┌──
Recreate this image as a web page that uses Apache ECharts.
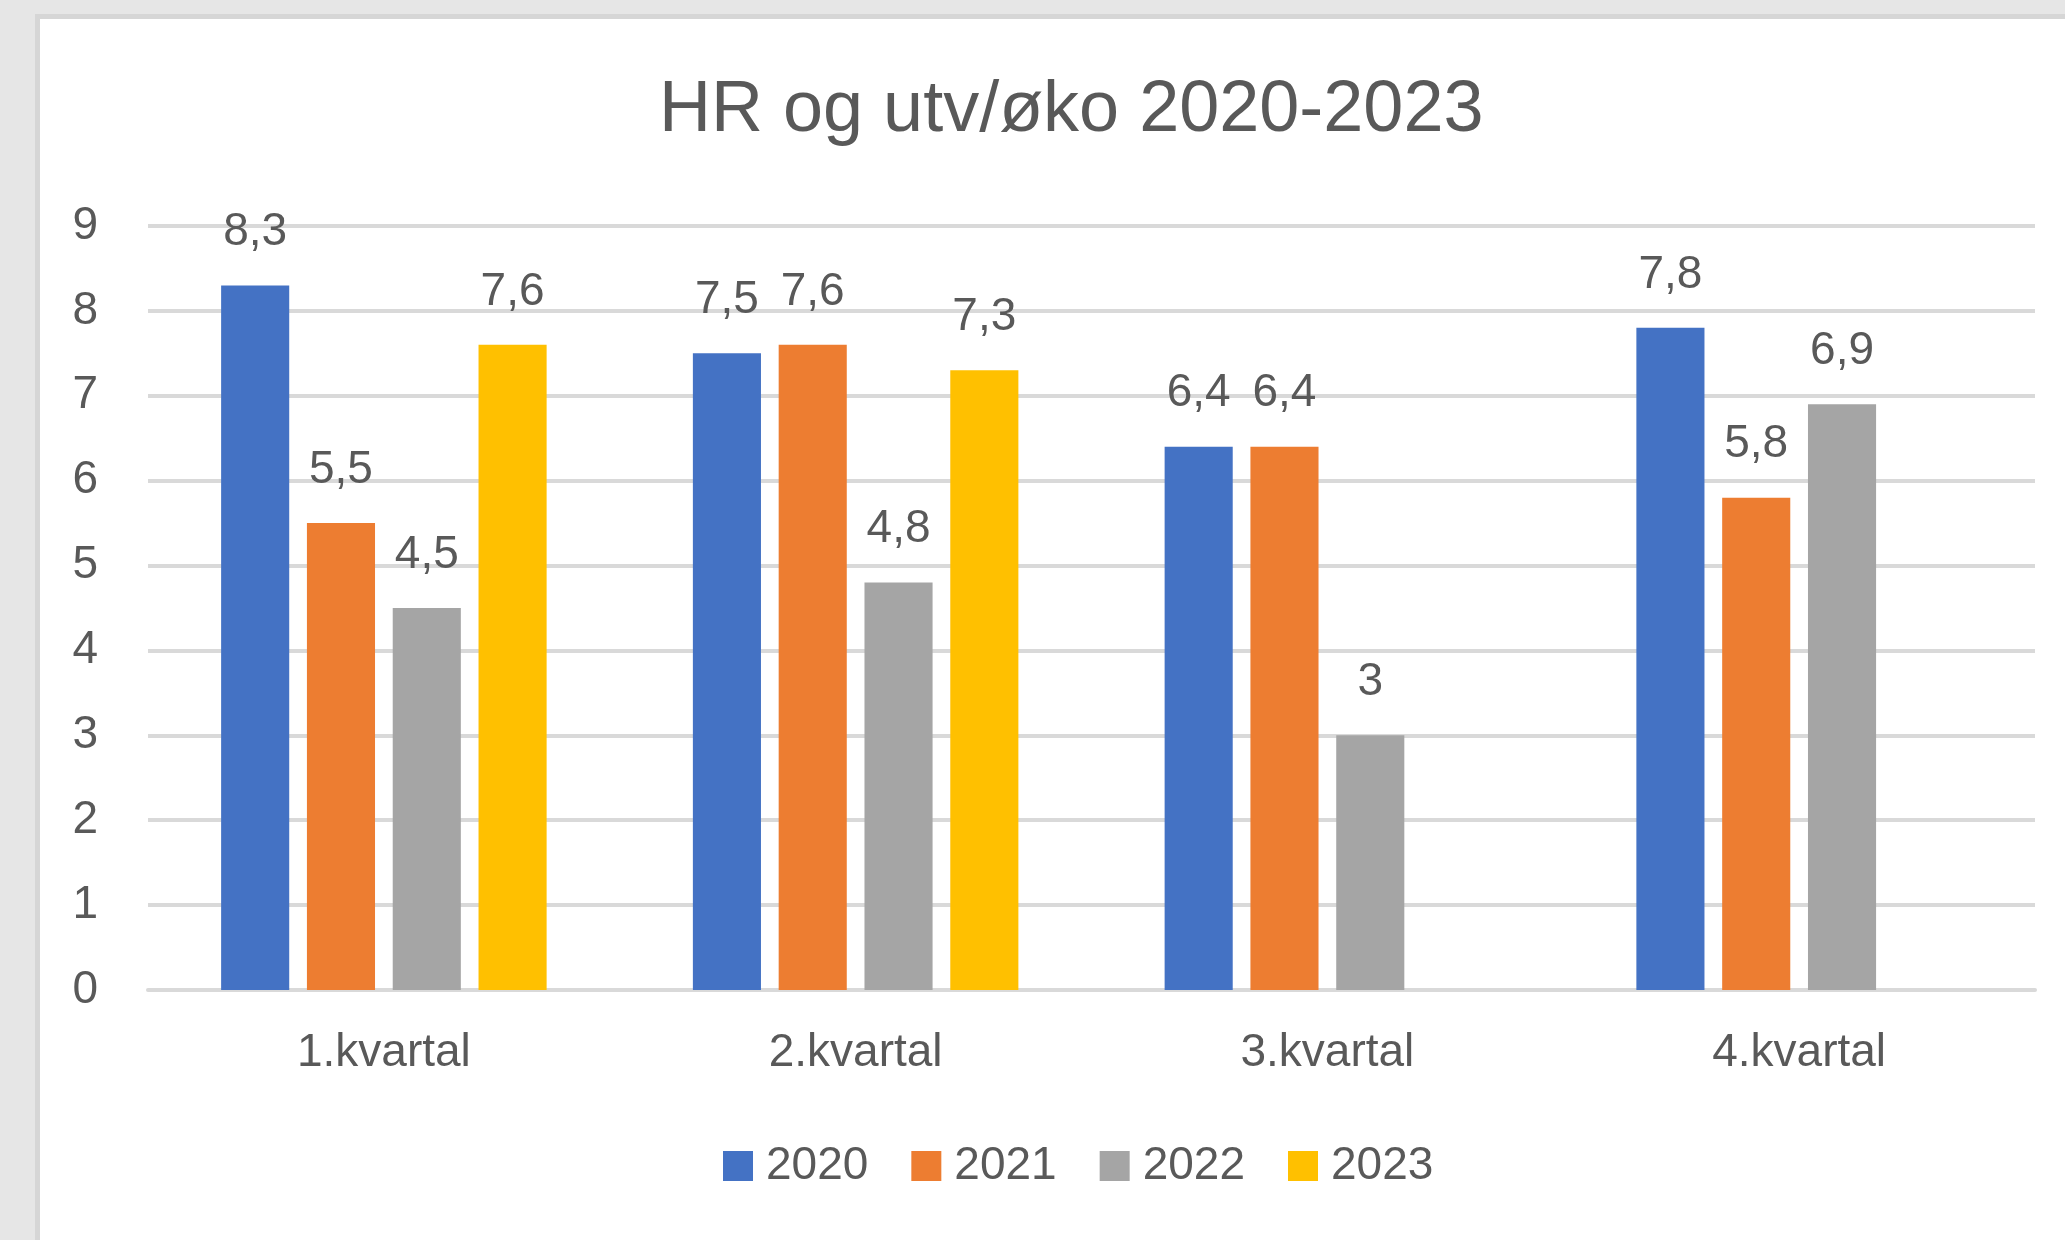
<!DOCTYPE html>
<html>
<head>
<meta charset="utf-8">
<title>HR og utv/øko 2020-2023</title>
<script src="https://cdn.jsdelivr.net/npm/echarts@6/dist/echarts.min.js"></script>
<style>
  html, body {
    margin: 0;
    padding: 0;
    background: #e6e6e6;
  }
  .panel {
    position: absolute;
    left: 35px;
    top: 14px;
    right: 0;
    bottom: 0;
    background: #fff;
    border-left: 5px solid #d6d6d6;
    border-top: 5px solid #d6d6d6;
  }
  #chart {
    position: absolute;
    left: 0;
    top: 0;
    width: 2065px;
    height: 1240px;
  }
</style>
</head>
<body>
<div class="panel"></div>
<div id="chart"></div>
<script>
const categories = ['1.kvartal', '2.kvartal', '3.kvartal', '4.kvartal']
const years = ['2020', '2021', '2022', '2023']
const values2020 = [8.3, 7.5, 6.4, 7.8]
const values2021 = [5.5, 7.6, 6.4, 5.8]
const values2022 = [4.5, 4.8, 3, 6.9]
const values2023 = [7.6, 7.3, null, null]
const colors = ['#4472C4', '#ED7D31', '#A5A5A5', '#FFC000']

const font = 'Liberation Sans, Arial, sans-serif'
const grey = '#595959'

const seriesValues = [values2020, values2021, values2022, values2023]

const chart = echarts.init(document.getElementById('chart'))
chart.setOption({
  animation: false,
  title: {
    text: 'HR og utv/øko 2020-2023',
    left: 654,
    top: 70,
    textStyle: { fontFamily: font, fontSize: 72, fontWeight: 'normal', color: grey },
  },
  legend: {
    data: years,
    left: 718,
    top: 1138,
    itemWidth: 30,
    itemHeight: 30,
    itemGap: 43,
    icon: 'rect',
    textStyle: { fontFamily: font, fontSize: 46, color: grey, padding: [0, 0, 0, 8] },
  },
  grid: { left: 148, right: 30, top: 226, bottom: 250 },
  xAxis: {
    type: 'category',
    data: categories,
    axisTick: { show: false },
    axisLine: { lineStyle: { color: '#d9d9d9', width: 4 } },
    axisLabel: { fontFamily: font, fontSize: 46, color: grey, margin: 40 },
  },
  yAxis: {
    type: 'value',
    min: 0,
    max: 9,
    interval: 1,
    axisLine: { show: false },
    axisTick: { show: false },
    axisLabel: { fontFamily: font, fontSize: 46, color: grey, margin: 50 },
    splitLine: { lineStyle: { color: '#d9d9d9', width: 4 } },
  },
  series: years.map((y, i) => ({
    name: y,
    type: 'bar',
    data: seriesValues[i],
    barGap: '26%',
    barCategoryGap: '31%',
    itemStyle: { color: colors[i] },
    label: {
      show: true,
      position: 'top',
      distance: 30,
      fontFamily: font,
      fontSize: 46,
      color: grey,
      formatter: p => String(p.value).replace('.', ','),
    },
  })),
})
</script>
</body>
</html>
└──
- **TASK GOAL**
Images in the data above are to be skipped. Retype all other material exactly.

- **TASK RESULT**
Recreate this image as a web page that uses Apache ECharts.
<!DOCTYPE html>
<html>
<head>
<meta charset="utf-8">
<title>HR og utv/øko 2020-2023</title>
<script src="https://cdn.jsdelivr.net/npm/echarts@6/dist/echarts.min.js"></script>
<style>
  html, body {
    margin: 0;
    padding: 0;
    background: #e6e6e6;
  }
  .panel {
    position: absolute;
    left: 35px;
    top: 14px;
    right: 0;
    bottom: 0;
    background: #fff;
    border-left: 5px solid #d6d6d6;
    border-top: 5px solid #d6d6d6;
  }
  #chart {
    position: absolute;
    left: 0;
    top: 0;
    width: 2065px;
    height: 1240px;
  }
</style>
</head>
<body>
<div class="panel"></div>
<div id="chart"></div>
<script>
const categories = ['1.kvartal', '2.kvartal', '3.kvartal', '4.kvartal']
const years = ['2020', '2021', '2022', '2023']
const values2020 = [8.3, 7.5, 6.4, 7.8]
const values2021 = [5.5, 7.6, 6.4, 5.8]
const values2022 = [4.5, 4.8, 3, 6.9]
const values2023 = [7.6, 7.3, null, null]
const colors = ['#4472C4', '#ED7D31', '#A5A5A5', '#FFC000']

const font = 'Liberation Sans, Arial, sans-serif'
const grey = '#595959'

const seriesValues = [values2020, values2021, values2022, values2023]

const chart = echarts.init(document.getElementById('chart'))
chart.setOption({
  animation: false,
  title: {
    text: 'HR og utv/øko 2020-2023',
    left: 654,
    top: 70,
    textStyle: { fontFamily: font, fontSize: 72, fontWeight: 'normal', color: grey },
  },
  legend: {
    data: years,
    left: 718,
    top: 1138,
    itemWidth: 30,
    itemHeight: 30,
    itemGap: 43,
    icon: 'rect',
    textStyle: { fontFamily: font, fontSize: 46, color: grey, padding: [0, 0, 0, 8] },
  },
  grid: { left: 148, right: 30, top: 226, bottom: 250 },
  xAxis: {
    type: 'category',
    data: categories,
    axisTick: { show: false },
    axisLine: { lineStyle: { color: '#d9d9d9', width: 4 } },
    axisLabel: { fontFamily: font, fontSize: 46, color: grey, margin: 40 },
  },
  yAxis: {
    type: 'value',
    min: 0,
    max: 9,
    interval: 1,
    axisLine: { show: false },
    axisTick: { show: false },
    axisLabel: { fontFamily: font, fontSize: 46, color: grey, margin: 50 },
    splitLine: { lineStyle: { color: '#d9d9d9', width: 4 } },
  },
  series: years.map((y, i) => ({
    name: y,
    type: 'bar',
    data: seriesValues[i],
    barGap: '26%',
    barCategoryGap: '31%',
    itemStyle: { color: colors[i] },
    label: {
      show: true,
      position: 'top',
      distance: 30,
      fontFamily: font,
      fontSize: 46,
      color: grey,
      formatter: p => String(p.value).replace('.', ','),
    },
  })),
})
</script>
</body>
</html>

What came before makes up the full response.